The Army Corps’ letter was warmly received by the grassroots opposition group Stop the Pipeline, which contends the natural gas transmission system would endanger the region’s natural resources and attract shale gas hydrofracking operations to set up near it.
One of the organizers for that group, Anne Marie Garti of East Meredith said the Corps’ concerns pose a significant new obstacle for the pipeline.
“As we’ve said from the beginning, we are not powerless, and this is not a done deal,” Garti said. “It is particularly refreshing to have the support of a federal agency, like the Army Corps of Engineers, in this environmental review.”
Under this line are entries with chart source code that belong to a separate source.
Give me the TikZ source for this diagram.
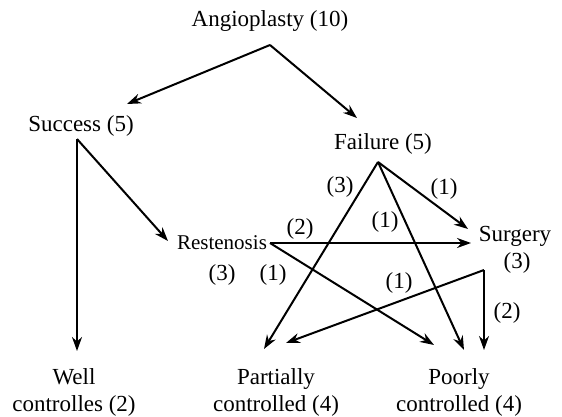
\documentclass[tikz,border=0pt]{standalone}
\usepackage{fontspec}
\setmainfont{Liberation Serif}
\usetikzlibrary{arrows.meta}

\tikzset{
  state/.style={anchor=base,inner sep=0pt,align=center,
    font=\fontsize{11.5}{13.5}\selectfont},
  small state/.style={state,font=\fontsize{10.5}{12}\selectfont},
  count/.style={state}
}

\begin{document}
\begin{tikzpicture}[->,>={Stealth[length=7pt,width=5pt]},line width=1pt,
                    x=0.5pt,y=-0.5pt]
  \useasboundingbox (0,0) rectangle (562,417);

  % outcomes
  \node[state]       (angio)   at (270,27)  {Angioplasty (10)};
  \node[state]       (success) at (81,132)  {Success (5)};
  \node[state]       (failure) at (383,149) {Failure (5)};
  \node[small state] (resten)  at (222,249) {Restenosis};
  \node[state]       (surgery) at (515,241) {Surgery};
  \node[state]       (well)    at (74,411)  {Well\\controlles (2)};
  \node[state]       (partial) at (276,411) {Partially\\controlled (4)};
  \node[state]       (poorly)  at (459,411) {Poorly\\controlled (4)};

  % where the arrows leave and meet
  \coordinate (angio-out)   at (270,45);
  \coordinate (success-out) at (77,139);
  \coordinate (failure-out) at (378,162);
  \coordinate (resten-out)  at (270,243);
  \coordinate (surgery-out) at (484,270);
  \coordinate (success-in)  at (127,104);
  \coordinate (failure-in)  at (357,118);
  \coordinate (resten-in)   at (168,241);
  \coordinate (well-in)     at (77,351);
  \coordinate (surgery-in1) at (468,229);
  \coordinate (surgery-in2) at (471,243);
  \coordinate (partial-in1) at (264,349);
  \coordinate (partial-in2) at (286,343);
  \coordinate (poorly-in1)  at (434,345);
  \coordinate (poorly-in2)  at (464,350);
  \coordinate (poorly-in3)  at (484,350);

  \draw (angio-out) -- (success-in);
  \draw (angio-out) -- (failure-in);
  \draw (success-out) -- (well-in);
  \draw (success-out) -- (resten-in);
  \draw (failure-out) -- (partial-in1);
  \draw (failure-out) -- (poorly-in2);
  \draw (failure-out) -- (surgery-in1);
  \draw (resten-out) -- (surgery-in2);
  \draw (resten-out) -- (poorly-in1);
  \draw (surgery-out) -- (partial-in2);
  \draw (surgery-out) -- (poorly-in3);

  % counts
  \node[count] (n-fp) at (340,192) {(3)};
  \node[count] (n-fs) at (444,194) {(1)};
  \node[count] (n-rs) at (300,234) {(2)};
  \node[count] (n-fq) at (385,227) {(1)};
  \node[count] (n-r)  at (222,280) {(3)};
  \node[count] (n-rq) at (273,280) {(1)};
  \node[count] (n-sp) at (399,288) {(1)};
  \node[count] (n-s)  at (517,268) {(3)};
  \node[count] (n-sq) at (507,318) {(2)};
\end{tikzpicture}
\end{document}
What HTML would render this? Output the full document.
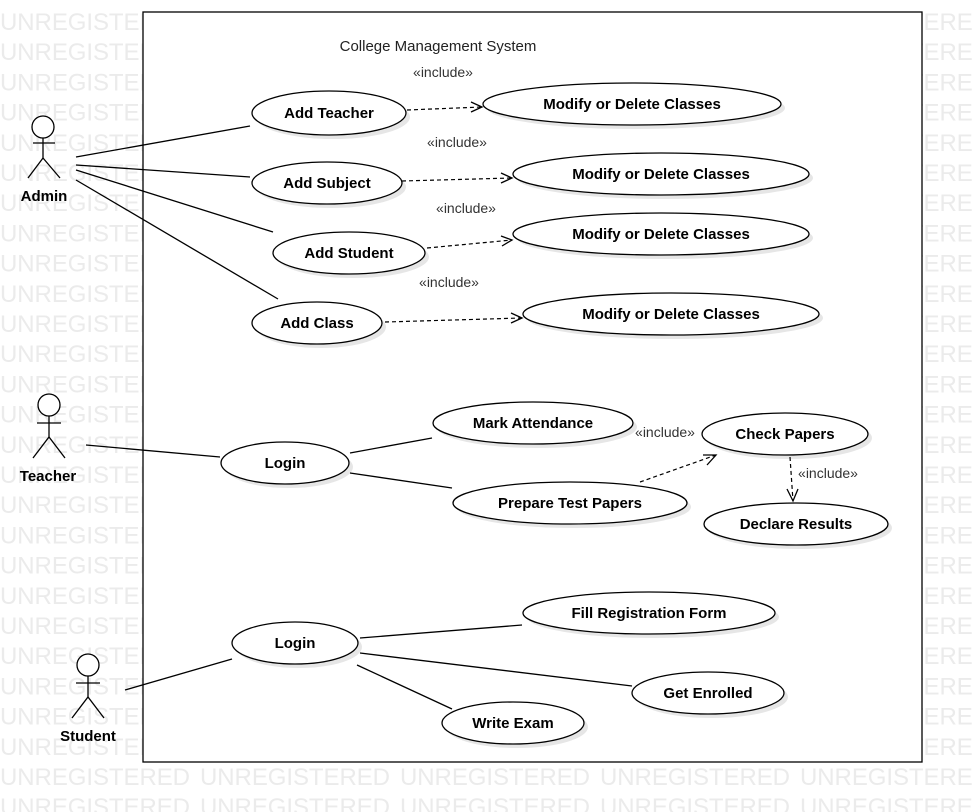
<!DOCTYPE html>
<html><head><meta charset="utf-8"><style>
html,body{margin:0;padding:0;background:#fff;width:972px;height:812px;overflow:hidden}
svg{display:block}
.wm{font-family:"Liberation Sans",sans-serif;font-size:24px;fill:#ebebeb}
.uc{font-family:"Liberation Sans",sans-serif;font-size:15px;font-weight:bold;fill:#000;text-anchor:middle}
.inc{font-family:"Liberation Sans",sans-serif;font-size:14px;fill:#333;text-anchor:middle}
.l{stroke:#000;stroke-width:1.3;fill:none}
.d{stroke:#000;stroke-width:1.2;fill:none;stroke-dasharray:4,3}
</style></head><body>
<svg width="972" height="812" xmlns="http://www.w3.org/2000/svg">
<g id="wm"></g>
<rect x="143" y="12" width="779" height="750" fill="#fff" stroke="#000" stroke-width="1.3"/>
<text x="438" y="51" font-family="Liberation Sans, sans-serif" font-size="15" text-anchor="middle" fill="#222">College Management System</text>
<g id="ell"></g>
<!-- actor lines -->
<line class="l" x1="76" y1="157" x2="250" y2="126"/>
<line class="l" x1="76" y1="165" x2="250" y2="177"/>
<line class="l" x1="76" y1="170" x2="273" y2="232"/>
<line class="l" x1="76" y1="180" x2="278" y2="299"/>
<line class="l" x1="86" y1="445" x2="220" y2="457"/>
<line class="l" x1="350" y1="453" x2="432" y2="438"/>
<line class="l" x1="350" y1="473" x2="452" y2="488"/>
<line class="l" x1="125" y1="690" x2="232" y2="659"/>
<line class="l" x1="360" y1="638" x2="522" y2="625"/>
<line class="l" x1="360" y1="653" x2="632" y2="686"/>
<line class="l" x1="357" y1="665" x2="452" y2="709"/>
<!-- dashed -->
<line class="d" x1="407" y1="110" x2="482" y2="107"/>
<polyline class="l" points="471,102 482,107 471,112"/>
<line class="d" x1="402" y1="181" x2="512" y2="178"/>
<polyline class="l" points="501,173 512,178 501,183"/>
<line class="d" x1="427" y1="248" x2="512" y2="240"/>
<polyline class="l" points="501,236 512,240 502,246"/>
<line class="d" x1="385" y1="322" x2="522" y2="318"/>
<polyline class="l" points="511,313 522,318 511,323"/>
<line class="d" x1="640" y1="482" x2="716" y2="455"/>
<polyline class="l" points="703,455 716,455 707,465"/>
<line class="d" x1="790" y1="457" x2="793" y2="501"/>
<polyline class="l" points="787,489 793,501 798,489"/>
<text class="inc" x="443" y="77">«include»</text>
<text class="inc" x="457" y="147">«include»</text>
<text class="inc" x="466" y="213">«include»</text>
<text class="inc" x="449" y="287">«include»</text>
<text class="inc" x="665" y="437">«include»</text>
<text class="inc" x="828" y="478">«include»</text>
<!-- actors -->
<g class="l">
<circle cx="43" cy="127" r="11" fill="#fff"/><line x1="43" y1="138" x2="43" y2="158"/><line x1="33" y1="143" x2="55" y2="143"/><polyline points="28,178 43,158 60,178"/>
<circle cx="49" cy="405" r="11" fill="#fff"/><line x1="49" y1="416" x2="49" y2="437"/><line x1="37" y1="423" x2="61" y2="423"/><polyline points="33,458 49,437 65,458"/>
<circle cx="88" cy="665" r="11" fill="#fff"/><line x1="88" y1="676" x2="88" y2="697"/><line x1="76" y1="683" x2="100" y2="683"/><polyline points="72,718 88,697 104,718"/>
</g>
<text class="uc" x="44" y="201">Admin</text>
<text class="uc" x="48" y="481">Teacher</text>
<text class="uc" x="88" y="741">Student</text>
</svg>
<script>
var ns="http://www.w3.org/2000/svg";
var wm=document.getElementById("wm");
for(var k=0;k<27;k++){for(var j=0;j<5;j++){var t=document.createElementNS(ns,"text");t.setAttribute("class","wm");t.setAttribute("x",j*200);t.setAttribute("y",30+k*30.2);t.setAttribute("textLength","190");t.textContent="UNREGISTERED";wm.appendChild(t);}}
var E=[[329,113,77,22,"Add Teacher"],[632,104,149,21,"Modify or Delete Classes"],[327,183,75,21,"Add Subject"],[661,174,148,21,"Modify or Delete Classes"],[349,253,76,21,"Add Student"],[661,234,148,21,"Modify or Delete Classes"],[317,323,65,21,"Add Class"],[671,314,148,21,"Modify or Delete Classes"],[285,463,64,21,"Login"],[533,423,100,21,"Mark Attendance"],[785,434,83,21,"Check Papers"],[570,503,117,21,"Prepare Test Papers"],[796,524,92,21,"Declare Results"],[295,643,63,21,"Login"],[649,613,126,21,"Fill Registration Form"],[708,693,76,21,"Get Enrolled"],[513,723,71,21,"Write Exam"]];
var g=document.getElementById("ell");
E.forEach(function(e){
var s=document.createElementNS(ns,"ellipse");s.setAttribute("cx",e[0]+4);s.setAttribute("cy",e[1]+4);s.setAttribute("rx",e[2]);s.setAttribute("ry",e[3]);s.setAttribute("fill","#e6e6e6");g.appendChild(s);
var a=document.createElementNS(ns,"ellipse");a.setAttribute("cx",e[0]);a.setAttribute("cy",e[1]);a.setAttribute("rx",e[2]);a.setAttribute("ry",e[3]);a.setAttribute("fill","#fff");a.setAttribute("stroke","#000");a.setAttribute("stroke-width","1.3");g.appendChild(a);
var t=document.createElementNS(ns,"text");t.setAttribute("class","uc");t.setAttribute("x",e[0]);t.setAttribute("y",e[1]+5);t.textContent=e[4];g.appendChild(t);});
</script>
</body></html>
Bruce, reached by The Daily Star on Monday, said gaining access to the parcels in question is not necessarily crucial to coming up with an inventory of the waterways that could be impacted by the project, because high-tech devices could be used to help delineate those water bodies.
But he added that a walking the land is far more preferable.
“Our stance is we would like to get those areas delineated on the ground in order to be as accurate as possible,” he said.
Many of the landowners who have balked at the surveys have told The Daily Star that they resent the fact the pipeline company could end up with eminent domain rights that would empower it to build the pipeline on their property against their will.
The pipeline developers have said the system would carry enough gas to power 3 million homes a day in the Boston and New York City metropolitan areas.